YXG: Everyone living in the Lashihai watershed benefits from its protection. People living in the ancient city of Lijiang downstream [one of the region’s most popular tourist spots] enjoy the water flowing under its beautiful bridges, and the tourist income that creates. The Naxi people in the village of Xihu have built silt dams to stop soil erosion, planted forests, set up household methane biodigesters and developed agroforestry. The average income there is now 20,000 yuan (USD 3,090). The Lashihai Fishery Association set up a system for removing illegal nets so the fish stocks and the jobs that rely on them are now safe. The Lashihai fish are now sold as a delicacy in Lijiang. The irrigation association set up successfully negotiated the area’s six-year drought, ensuring the harvests of grains and fruits and the associated income. Yi villages upstream are planting Chinese medicine crops and keeping livestock and developing ecotourism – using diverse sources of income to ensure resilience against natural and market risks.
TTP: What are the effects of climate change in this region and how are local people combating climate change?
YXG: Sometimes there are floods, and sometimes the weather suddenly turns bitterly cold with big snow storms. We didn’t have this type of extreme weather in the past. During these disasters, local people lose their crops and their animals die. We have created natural disaster response plans for the local people.
Last year for example there was an unexpected forest fire, but because this village was already prepared they were able to control the fire. There are many types of climate disasters affecting this region including droughts, floods, forest fires and extreme cold weather resulting in hunger and poverty.
Our work also makes use of local traditional knowledge. The Naxi water management group we supported came up with a way to use traditional water allocation methods to distribute water fairly and ensure fields and orchards were irrigated during drought. The Naxi people of Xihu used traditional agroforestry and ecological planting to halt soil erosion and reduce sedimentation of the Lashihai wetlands – both protecting an internationally important wetland and migratory birds, and increasing incomes tenfold. These projects were all part of local climate change adaptation and mitigation, but also increased incomes and ability to manage resources.
TTP: How did you go from working in anthropology to environmental protection?
YXG: During my fieldwork as an anthropologist, I learned a lot about local knowledge, including traditional environmental protection. Others can learn from this knowledge as well. But we also felt that these communities needed support, and so we applied for grants to support them.
TTP: Can these experiences be repeated elsewhere?
YXG: What we did is straightforward and could be replicated in lots of communities. The Ministry of Civil Affairs named the Yi mountain areas as a model disaster reduction community and the experience of both reducing disasters and protecting nature has been applied in disaster zones in Gansu and Sichuan. Last year the State Council Poverty Relief Office visited the Yi village of Boduoluo and it is now a case study used by the Asia Development Bank in China and elsewhere.
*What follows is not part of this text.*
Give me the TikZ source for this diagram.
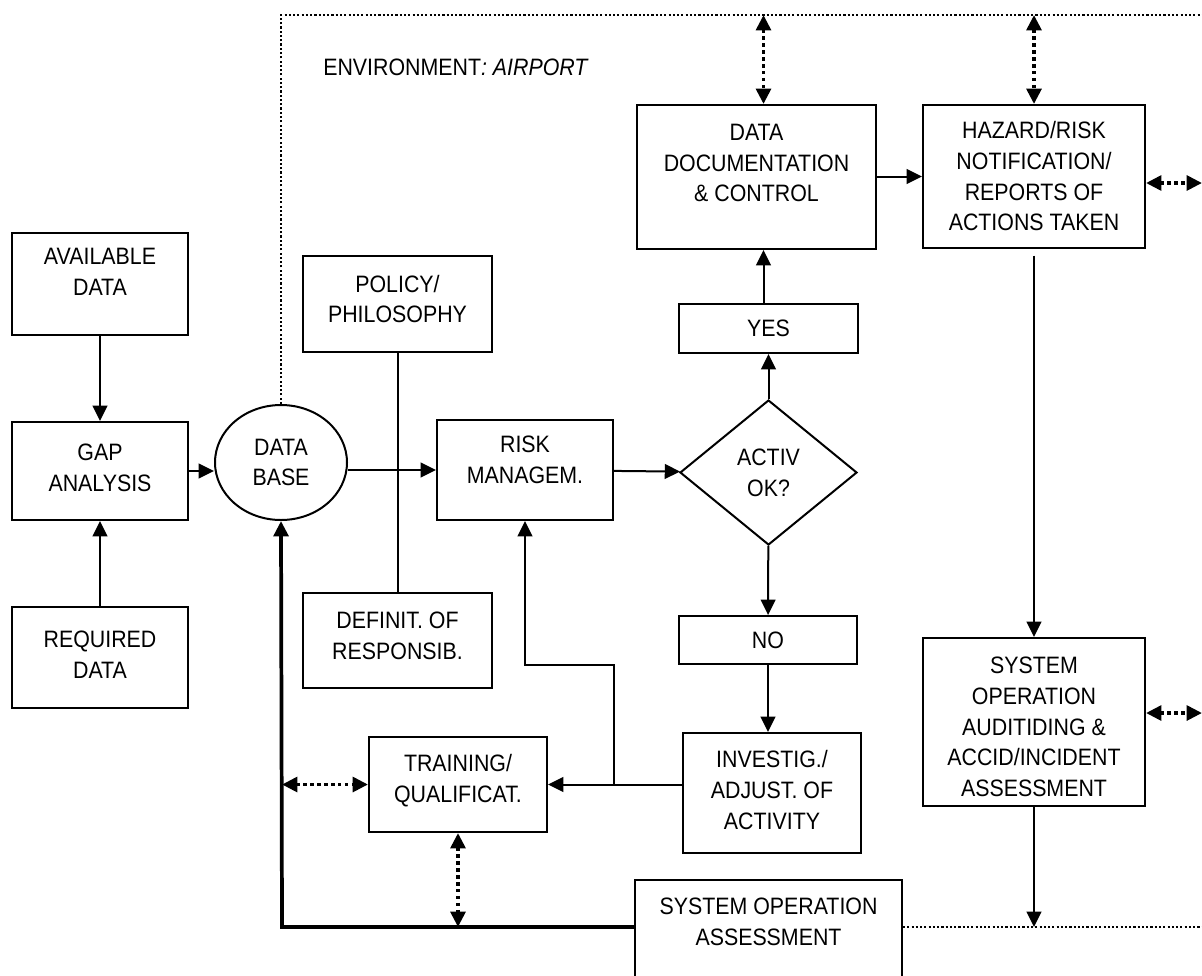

TTP: What problems did you encounter in your project, and how were these dealt with?
XYG: It’s impossible for everything to go smoothly. Over the years the Xihu villagers learnt how to resist developers coming in from outside to lease land; and the Yi resisted plans to relocate them as “ecological migrants”. The village of Lashihai abandoned plans for an eco-resort said to cost 8 billion yuan, which would have affected the entire watershed. We did our best to meet both government and community expectations: for the protection of resources, social justice, GDP growth and improvements in living standards. That brought us legitimacy, credibility and support.